EXERCISE AIM
Pictures are not part of the copy. Retype the lines from the first one through the line that contains "width=113pt,minimum height=64pt] (d3)".

ENTRIES SUPPLIED

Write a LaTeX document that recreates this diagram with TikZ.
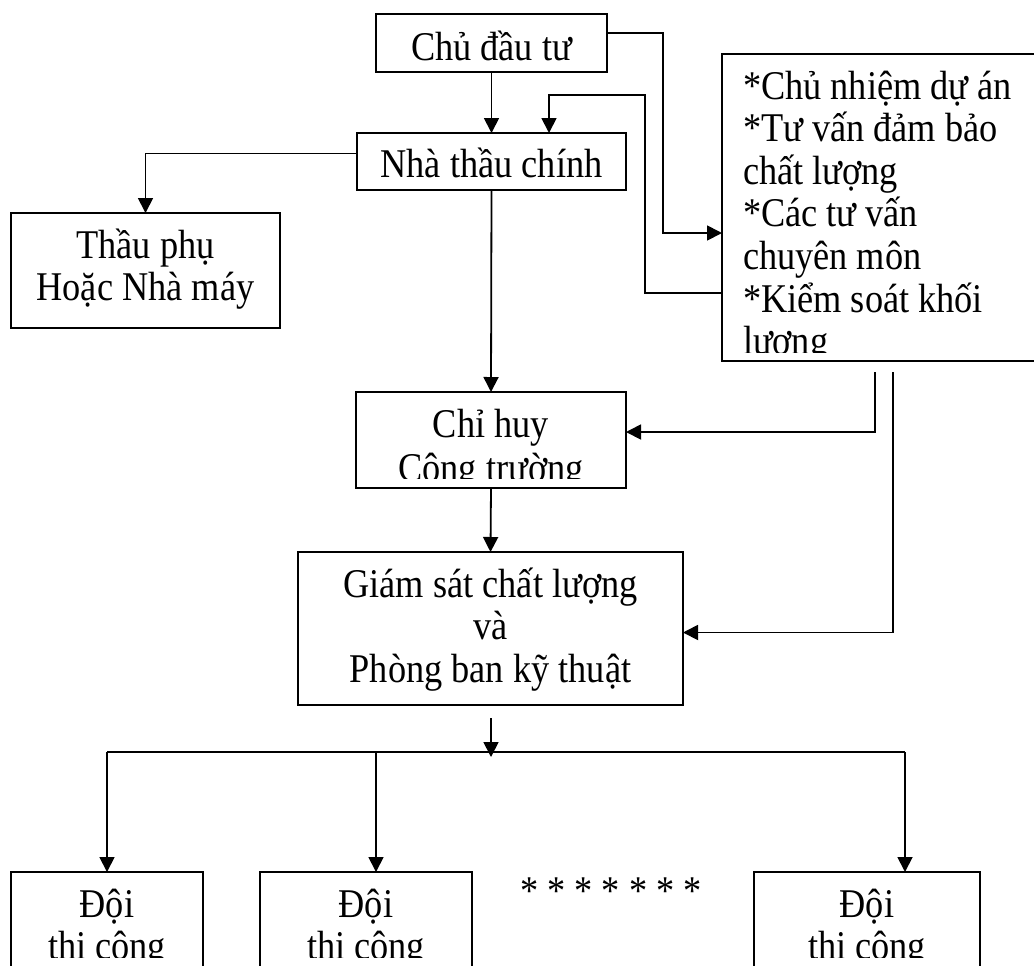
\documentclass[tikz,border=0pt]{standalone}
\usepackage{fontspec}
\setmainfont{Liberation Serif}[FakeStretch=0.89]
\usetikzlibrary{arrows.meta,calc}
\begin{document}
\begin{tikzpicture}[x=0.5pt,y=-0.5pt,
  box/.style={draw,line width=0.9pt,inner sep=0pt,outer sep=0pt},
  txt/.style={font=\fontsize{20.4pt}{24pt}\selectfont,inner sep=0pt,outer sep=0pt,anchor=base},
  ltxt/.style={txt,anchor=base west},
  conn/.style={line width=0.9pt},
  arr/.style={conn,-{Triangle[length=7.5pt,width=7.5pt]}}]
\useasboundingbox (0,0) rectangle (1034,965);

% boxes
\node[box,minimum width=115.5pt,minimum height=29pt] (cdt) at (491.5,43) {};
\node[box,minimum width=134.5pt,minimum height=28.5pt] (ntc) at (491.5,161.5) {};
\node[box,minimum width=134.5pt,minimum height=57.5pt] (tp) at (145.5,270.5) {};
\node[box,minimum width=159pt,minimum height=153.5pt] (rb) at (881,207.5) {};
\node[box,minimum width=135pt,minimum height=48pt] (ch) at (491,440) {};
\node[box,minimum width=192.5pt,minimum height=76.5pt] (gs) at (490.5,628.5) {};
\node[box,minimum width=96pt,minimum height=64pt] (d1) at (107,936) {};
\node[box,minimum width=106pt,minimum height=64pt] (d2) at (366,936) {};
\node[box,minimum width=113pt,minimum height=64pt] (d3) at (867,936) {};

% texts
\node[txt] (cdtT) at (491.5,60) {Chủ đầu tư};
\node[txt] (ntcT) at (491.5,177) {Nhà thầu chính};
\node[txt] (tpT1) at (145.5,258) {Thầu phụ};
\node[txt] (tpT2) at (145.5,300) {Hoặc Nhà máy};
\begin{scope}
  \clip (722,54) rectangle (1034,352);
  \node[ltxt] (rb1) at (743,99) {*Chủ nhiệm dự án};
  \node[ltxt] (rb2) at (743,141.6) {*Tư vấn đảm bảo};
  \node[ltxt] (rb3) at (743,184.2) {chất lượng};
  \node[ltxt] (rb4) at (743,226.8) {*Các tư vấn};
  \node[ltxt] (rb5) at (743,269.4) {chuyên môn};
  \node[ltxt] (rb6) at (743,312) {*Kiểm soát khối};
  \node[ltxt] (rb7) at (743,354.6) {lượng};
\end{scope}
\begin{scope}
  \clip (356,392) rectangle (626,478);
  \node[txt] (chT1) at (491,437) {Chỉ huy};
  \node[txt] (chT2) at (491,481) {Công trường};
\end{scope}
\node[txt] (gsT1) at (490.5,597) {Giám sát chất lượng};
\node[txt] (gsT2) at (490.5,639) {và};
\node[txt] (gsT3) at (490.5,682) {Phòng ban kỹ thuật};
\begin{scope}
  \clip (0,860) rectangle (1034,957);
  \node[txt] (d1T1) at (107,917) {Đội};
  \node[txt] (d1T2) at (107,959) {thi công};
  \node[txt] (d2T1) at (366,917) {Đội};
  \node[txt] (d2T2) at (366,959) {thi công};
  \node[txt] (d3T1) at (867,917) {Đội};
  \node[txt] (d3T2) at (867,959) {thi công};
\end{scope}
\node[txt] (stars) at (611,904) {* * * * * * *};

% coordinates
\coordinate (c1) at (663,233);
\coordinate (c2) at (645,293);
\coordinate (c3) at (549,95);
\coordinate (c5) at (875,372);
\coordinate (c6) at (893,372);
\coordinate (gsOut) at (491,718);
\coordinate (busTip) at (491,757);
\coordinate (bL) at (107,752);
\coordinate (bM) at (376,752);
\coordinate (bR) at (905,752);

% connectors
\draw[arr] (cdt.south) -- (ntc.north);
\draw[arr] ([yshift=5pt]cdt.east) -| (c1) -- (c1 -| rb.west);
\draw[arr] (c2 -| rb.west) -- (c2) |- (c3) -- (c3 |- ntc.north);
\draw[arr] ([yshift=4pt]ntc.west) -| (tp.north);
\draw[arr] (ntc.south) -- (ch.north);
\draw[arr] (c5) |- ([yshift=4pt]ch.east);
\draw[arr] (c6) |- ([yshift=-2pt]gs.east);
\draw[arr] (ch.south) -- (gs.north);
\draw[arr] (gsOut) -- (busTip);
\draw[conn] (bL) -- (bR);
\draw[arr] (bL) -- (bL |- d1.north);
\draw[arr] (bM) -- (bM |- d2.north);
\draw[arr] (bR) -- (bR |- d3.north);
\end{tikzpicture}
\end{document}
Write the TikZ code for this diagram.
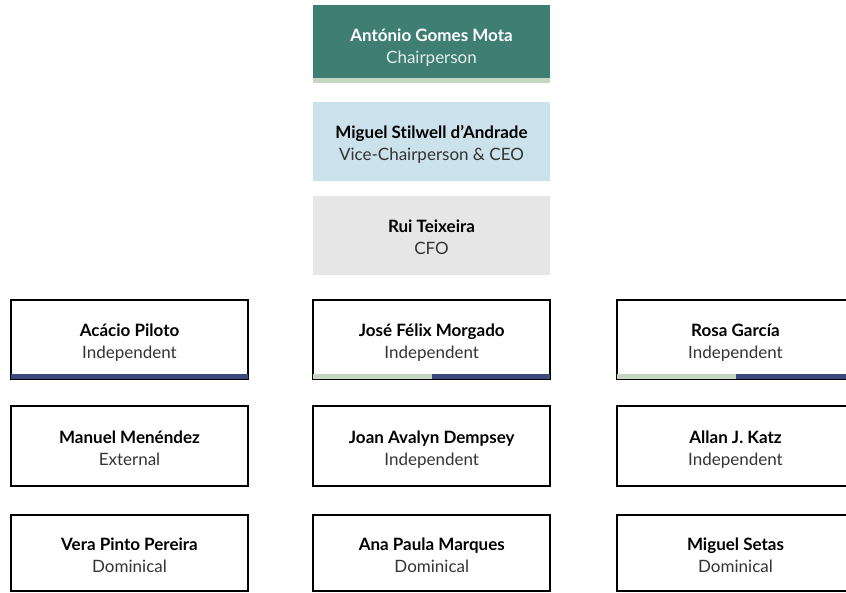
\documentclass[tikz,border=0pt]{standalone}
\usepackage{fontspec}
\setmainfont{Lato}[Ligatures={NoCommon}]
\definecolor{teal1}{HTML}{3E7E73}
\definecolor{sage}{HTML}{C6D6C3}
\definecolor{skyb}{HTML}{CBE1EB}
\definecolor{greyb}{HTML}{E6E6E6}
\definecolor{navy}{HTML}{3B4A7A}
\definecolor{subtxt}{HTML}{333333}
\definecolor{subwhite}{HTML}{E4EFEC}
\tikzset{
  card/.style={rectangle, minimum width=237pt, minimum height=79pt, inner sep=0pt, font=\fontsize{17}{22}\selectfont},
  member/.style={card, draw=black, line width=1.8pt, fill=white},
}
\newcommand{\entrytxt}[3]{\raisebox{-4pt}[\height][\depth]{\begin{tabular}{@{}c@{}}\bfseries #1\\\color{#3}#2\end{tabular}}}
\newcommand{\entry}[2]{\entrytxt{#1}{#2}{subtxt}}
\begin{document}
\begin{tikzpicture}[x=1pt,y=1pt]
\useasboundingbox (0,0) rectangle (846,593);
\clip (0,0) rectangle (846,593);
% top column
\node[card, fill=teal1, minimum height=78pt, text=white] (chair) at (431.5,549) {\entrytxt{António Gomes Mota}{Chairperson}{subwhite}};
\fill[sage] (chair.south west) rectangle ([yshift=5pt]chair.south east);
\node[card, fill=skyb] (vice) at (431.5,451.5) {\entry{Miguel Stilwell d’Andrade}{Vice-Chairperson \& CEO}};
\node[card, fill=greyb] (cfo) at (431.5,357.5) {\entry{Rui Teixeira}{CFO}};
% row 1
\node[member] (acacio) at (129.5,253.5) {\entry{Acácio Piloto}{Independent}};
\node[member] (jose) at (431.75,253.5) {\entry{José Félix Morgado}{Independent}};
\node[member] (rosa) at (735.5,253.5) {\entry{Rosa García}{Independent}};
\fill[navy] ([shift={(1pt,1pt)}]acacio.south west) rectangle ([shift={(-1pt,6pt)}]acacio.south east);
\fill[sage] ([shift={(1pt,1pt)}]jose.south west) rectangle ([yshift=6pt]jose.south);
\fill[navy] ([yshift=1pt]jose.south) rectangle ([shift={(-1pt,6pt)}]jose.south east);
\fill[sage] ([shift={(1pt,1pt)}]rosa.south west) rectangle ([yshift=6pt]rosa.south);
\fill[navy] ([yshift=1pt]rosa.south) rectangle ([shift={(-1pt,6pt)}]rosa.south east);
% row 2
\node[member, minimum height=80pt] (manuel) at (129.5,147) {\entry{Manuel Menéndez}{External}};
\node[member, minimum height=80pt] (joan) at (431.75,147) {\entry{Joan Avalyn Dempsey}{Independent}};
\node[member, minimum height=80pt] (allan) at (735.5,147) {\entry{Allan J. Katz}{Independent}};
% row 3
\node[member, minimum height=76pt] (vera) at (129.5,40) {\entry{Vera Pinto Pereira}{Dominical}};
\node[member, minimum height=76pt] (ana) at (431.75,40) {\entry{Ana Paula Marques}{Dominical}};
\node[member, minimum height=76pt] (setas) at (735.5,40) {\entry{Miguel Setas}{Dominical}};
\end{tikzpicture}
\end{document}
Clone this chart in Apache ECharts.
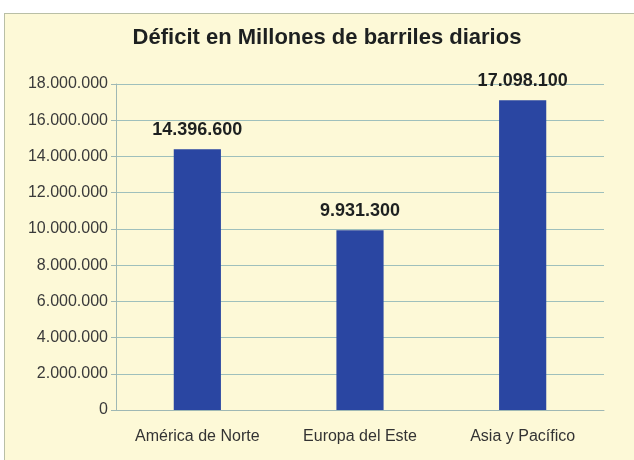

EXERCISE OUTPUT
Write a LaTeX document that recreates this diagram with TikZ.
\documentclass[tikz,border=0pt]{standalone}
\usepackage{fontspec}
\setmainfont{Liberation Serif}[FakeStretch=0.89]
\usetikzlibrary{arrows.meta,calc}
\begin{document}
\begin{tikzpicture}[x=0.5pt,y=-0.5pt,
  box/.style={draw,line width=0.9pt,inner sep=0pt,outer sep=0pt},
  txt/.style={font=\fontsize{20.4pt}{24pt}\selectfont,inner sep=0pt,outer sep=0pt,anchor=base},
  ltxt/.style={txt,anchor=base west},
  conn/.style={line width=0.9pt},
  arr/.style={conn,-{Triangle[length=7.5pt,width=7.5pt]}}]
\useasboundingbox (0,0) rectangle (1034,965);

% boxes
\node[box,minimum width=115.5pt,minimum height=29pt] (cdt) at (491.5,43) {};
\node[box,minimum width=134.5pt,minimum height=28.5pt] (ntc) at (491.5,161.5) {};
\node[box,minimum width=134.5pt,minimum height=57.5pt] (tp) at (145.5,270.5) {};
\node[box,minimum width=159pt,minimum height=153.5pt] (rb) at (881,207.5) {};
\node[box,minimum width=135pt,minimum height=48pt] (ch) at (491,440) {};
\node[box,minimum width=192.5pt,minimum height=76.5pt] (gs) at (490.5,628.5) {};
\node[box,minimum width=96pt,minimum height=64pt] (d1) at (107,936) {};
\node[box,minimum width=106pt,minimum height=64pt] (d2) at (366,936) {};
\node[box,minimum width=113pt,minimum height=64pt] (d3) at (867,936) {};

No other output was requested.